Torvalds is so kind and generous, just a great human being:

"I don’t necessarily think these researchers were knowingly dishonest. Perhaps they were simply stupid. Or deluded."


Yes, he merely gave us the greatest operating system of human history for free. Such an incredible lack of generosity.

By the way, I read this quote as a sincere attempt to understand what was going on in the mind of some people. I am afraid the actual explanation may be a bit more prosaic. A monolithic kernel might -o horror of horrors- be quite mundane. And where is the tenure in that?


Plus -- git!

I'm a confirmed Linux user [switched from macOS], but to me it's clear that git dwarfs Linux in terms of sheer _significance_.

Sure, Linux is what runs most big systems and that is really cool, but if Linux hadn't come around, there was already BSD [which is also good and a lotta my buddies were advocating in the mid-late 90s]. But git is quite unique and has / had no easy substitute. I don't [personally] know a single technology person who doesn't use or interact with git daily. And the benefits of reliable, free/open, and distributed version control are just monumental for the average working code stiff.


> But git is quite unique and has / had no easy substitute.

There was Monotone, which was git's main inspiration. If it weren't slow as molasses, we might be using it today instead of git.


I'd say the main inspiration was Bitkeeper, which is what Linus used until the free usage was withdrawn by the author.


Mercurial appears to have come out at the same time as git and covers almost exactly the same usecases.


Plus: non specialists have a chance of being able to use it proficiently, without having to know its internals.


> Yes, he merely gave us the greatest operating system of human history

While I like Linux, that may be overstating the case


Essentially, Linux was a copy of UNIX (yeah, I know MINIX) so...


A copy of UNIX written by a MINIX user and OS design&impl reader, Linus.


Which would have gone nowhere without those getting paychecks from IBM, Compaq, HP, Intel, Oracle.


He has been quite open about being too abrasive in the service of directness/bluntness in the past.
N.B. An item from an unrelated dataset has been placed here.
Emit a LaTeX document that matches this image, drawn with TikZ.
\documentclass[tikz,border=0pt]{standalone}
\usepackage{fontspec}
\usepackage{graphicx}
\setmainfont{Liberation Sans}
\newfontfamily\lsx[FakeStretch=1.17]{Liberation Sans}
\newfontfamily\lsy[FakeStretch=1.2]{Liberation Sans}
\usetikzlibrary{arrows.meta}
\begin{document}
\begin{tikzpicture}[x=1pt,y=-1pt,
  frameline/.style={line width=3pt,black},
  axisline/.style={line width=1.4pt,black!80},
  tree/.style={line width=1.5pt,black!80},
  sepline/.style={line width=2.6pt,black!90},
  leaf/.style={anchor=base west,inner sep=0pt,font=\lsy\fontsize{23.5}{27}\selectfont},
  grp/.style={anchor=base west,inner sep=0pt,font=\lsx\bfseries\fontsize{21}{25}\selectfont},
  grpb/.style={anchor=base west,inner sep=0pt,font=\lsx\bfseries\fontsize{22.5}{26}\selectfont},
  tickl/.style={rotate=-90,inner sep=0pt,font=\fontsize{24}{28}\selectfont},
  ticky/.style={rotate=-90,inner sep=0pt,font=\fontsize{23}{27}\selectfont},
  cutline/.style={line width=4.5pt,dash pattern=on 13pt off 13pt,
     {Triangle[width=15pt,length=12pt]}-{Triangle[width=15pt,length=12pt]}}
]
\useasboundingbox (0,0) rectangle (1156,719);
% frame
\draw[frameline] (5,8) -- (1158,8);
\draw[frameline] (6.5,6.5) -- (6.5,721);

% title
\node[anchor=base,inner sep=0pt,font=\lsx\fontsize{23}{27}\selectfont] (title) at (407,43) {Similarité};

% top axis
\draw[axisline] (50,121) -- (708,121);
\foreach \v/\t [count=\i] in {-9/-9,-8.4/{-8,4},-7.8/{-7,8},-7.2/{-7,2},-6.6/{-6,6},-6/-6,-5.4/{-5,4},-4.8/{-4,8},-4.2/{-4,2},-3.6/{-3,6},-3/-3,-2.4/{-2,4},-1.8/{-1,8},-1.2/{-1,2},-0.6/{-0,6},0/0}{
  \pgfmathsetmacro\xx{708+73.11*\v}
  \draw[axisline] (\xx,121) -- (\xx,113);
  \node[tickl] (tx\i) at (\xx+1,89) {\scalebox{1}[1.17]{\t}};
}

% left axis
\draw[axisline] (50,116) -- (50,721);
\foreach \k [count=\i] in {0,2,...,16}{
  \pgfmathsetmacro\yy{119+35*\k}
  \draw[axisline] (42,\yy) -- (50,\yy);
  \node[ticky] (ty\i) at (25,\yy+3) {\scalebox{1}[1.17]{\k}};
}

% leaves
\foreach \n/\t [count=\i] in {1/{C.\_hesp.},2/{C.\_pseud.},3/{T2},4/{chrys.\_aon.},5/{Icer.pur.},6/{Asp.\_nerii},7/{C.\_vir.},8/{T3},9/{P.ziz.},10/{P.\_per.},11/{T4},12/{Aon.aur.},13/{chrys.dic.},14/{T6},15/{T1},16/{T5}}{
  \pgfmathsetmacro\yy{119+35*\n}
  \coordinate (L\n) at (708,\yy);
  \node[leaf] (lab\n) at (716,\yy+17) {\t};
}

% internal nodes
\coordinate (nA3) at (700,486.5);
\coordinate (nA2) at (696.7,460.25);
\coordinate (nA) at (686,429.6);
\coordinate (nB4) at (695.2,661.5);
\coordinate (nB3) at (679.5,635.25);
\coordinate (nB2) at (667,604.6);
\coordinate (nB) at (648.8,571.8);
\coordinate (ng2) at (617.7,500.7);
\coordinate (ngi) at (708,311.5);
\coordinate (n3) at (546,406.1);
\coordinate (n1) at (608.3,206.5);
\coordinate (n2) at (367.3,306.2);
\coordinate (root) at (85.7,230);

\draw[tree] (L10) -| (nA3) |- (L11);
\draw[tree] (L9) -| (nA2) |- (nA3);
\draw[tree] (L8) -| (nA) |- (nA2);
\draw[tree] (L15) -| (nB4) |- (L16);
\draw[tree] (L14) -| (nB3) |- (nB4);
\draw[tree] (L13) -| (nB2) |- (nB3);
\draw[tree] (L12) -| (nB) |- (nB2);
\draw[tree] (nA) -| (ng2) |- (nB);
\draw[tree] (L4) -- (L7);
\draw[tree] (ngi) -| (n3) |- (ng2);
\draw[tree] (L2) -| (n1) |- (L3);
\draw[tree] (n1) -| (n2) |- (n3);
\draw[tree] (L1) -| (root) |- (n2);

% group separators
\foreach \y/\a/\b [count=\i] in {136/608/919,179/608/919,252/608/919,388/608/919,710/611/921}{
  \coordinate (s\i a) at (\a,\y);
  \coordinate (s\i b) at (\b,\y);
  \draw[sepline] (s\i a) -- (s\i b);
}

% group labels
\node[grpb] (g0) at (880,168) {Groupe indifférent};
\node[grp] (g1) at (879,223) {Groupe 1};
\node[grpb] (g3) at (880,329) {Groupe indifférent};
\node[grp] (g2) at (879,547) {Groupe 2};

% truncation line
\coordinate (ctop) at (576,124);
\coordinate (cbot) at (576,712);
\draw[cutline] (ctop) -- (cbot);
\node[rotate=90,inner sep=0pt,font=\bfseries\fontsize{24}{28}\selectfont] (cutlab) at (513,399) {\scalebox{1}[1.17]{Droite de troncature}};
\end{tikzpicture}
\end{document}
At the same time, the OS research field really was like this at that time. At MIT, for example, it felt a bit like “which flavor of exokernel would you like to study?”


"The first very basic rule is to avoid interfaces."

...

"But from a design point of view this is also the right thing to do: keep the kernel relatively small, and keep the number of interfaces and other constraints on future development to a minimum."
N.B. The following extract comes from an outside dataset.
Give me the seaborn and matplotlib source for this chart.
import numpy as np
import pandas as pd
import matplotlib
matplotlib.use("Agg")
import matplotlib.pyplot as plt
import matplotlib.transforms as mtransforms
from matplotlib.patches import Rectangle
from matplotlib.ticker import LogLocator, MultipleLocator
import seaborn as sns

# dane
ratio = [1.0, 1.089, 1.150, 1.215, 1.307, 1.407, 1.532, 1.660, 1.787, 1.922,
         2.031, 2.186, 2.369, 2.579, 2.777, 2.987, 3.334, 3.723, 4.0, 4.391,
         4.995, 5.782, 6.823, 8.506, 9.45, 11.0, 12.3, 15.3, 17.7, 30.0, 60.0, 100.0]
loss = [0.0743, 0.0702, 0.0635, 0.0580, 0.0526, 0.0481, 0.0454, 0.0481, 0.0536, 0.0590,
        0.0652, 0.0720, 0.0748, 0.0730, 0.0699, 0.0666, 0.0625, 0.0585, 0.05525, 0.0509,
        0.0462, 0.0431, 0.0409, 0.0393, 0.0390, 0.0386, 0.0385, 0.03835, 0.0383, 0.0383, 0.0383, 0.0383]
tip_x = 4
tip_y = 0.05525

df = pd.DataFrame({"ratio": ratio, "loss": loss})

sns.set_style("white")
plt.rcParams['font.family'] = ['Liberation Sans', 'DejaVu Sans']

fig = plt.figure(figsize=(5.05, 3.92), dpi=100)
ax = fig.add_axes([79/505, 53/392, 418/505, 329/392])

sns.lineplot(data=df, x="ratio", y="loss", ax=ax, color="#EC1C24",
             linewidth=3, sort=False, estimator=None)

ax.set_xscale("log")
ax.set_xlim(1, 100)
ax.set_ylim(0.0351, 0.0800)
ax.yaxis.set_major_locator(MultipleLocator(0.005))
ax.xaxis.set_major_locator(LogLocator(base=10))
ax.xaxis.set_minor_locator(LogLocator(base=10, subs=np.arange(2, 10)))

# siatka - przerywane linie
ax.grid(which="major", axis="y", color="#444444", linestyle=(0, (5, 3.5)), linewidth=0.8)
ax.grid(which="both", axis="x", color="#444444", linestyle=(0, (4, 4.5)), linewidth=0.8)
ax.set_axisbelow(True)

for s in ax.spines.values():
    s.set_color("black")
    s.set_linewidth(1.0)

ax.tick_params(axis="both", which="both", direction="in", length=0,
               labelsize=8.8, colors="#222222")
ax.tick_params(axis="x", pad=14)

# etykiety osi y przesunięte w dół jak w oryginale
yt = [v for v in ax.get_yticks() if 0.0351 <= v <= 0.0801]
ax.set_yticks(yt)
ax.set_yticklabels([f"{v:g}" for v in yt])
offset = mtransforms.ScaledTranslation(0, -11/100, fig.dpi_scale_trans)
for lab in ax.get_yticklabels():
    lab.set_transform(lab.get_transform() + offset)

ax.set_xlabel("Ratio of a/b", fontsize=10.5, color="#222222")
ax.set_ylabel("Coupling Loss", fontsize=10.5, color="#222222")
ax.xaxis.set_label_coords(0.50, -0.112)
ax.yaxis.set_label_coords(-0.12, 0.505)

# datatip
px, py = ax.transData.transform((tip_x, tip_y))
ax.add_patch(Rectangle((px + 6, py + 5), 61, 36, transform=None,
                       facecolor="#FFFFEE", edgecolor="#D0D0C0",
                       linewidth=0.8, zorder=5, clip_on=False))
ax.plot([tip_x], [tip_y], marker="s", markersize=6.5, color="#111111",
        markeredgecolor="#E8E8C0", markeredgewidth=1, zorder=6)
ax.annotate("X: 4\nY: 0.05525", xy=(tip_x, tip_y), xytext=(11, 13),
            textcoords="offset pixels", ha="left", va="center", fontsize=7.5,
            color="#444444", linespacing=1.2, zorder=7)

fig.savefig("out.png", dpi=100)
This is exceptionally poor writing. The second sentence is what he meant to say, which is completely different from the first sentence. An operating system is mostly just a bunch of interfaces for user space programs to use, so they don't have to talk to hardware directly. An OS without interfaces is pretty much an oxymoron.

Limiting the number and types of interfaces, of course, is a very sensible idea. But I was very confused for the several paragraphs between those two sentences about what Linus meant.


It seems more like questionable reading and strange selective quoting than poor writing. The writing as written is pretty standard - first sentence is the thesis and the rest of the paragraph supports it:

The first very basic rule is to avoid interfaces. If someone wants to add something that involves a new system interface you need to be exceptionally careful. Once you give an interface to users they will start coding to it and once somebody starts coding to it you are stuck with it. Do you want to support the exact same interface for the rest of your system’s life?


He meant to say "Avoid unnecessary proliferation of interfaces", but said "avoid interfaces" without any qualifiers, which makes zero sense.

Sure, I figured out what he meant a few paragraphs later, but his writing made it much more difficult than it needed to be.


I think you might have just missed it on a quick scan when you first read it. The broader notion is in the paragraph before. The paragraph with the sentence itself is specifically about that - it lays out a very standard 'design by contract' sort of argument. It's not true that there are 'no qualifiers', the immediate surrounding context is plenty of qualification.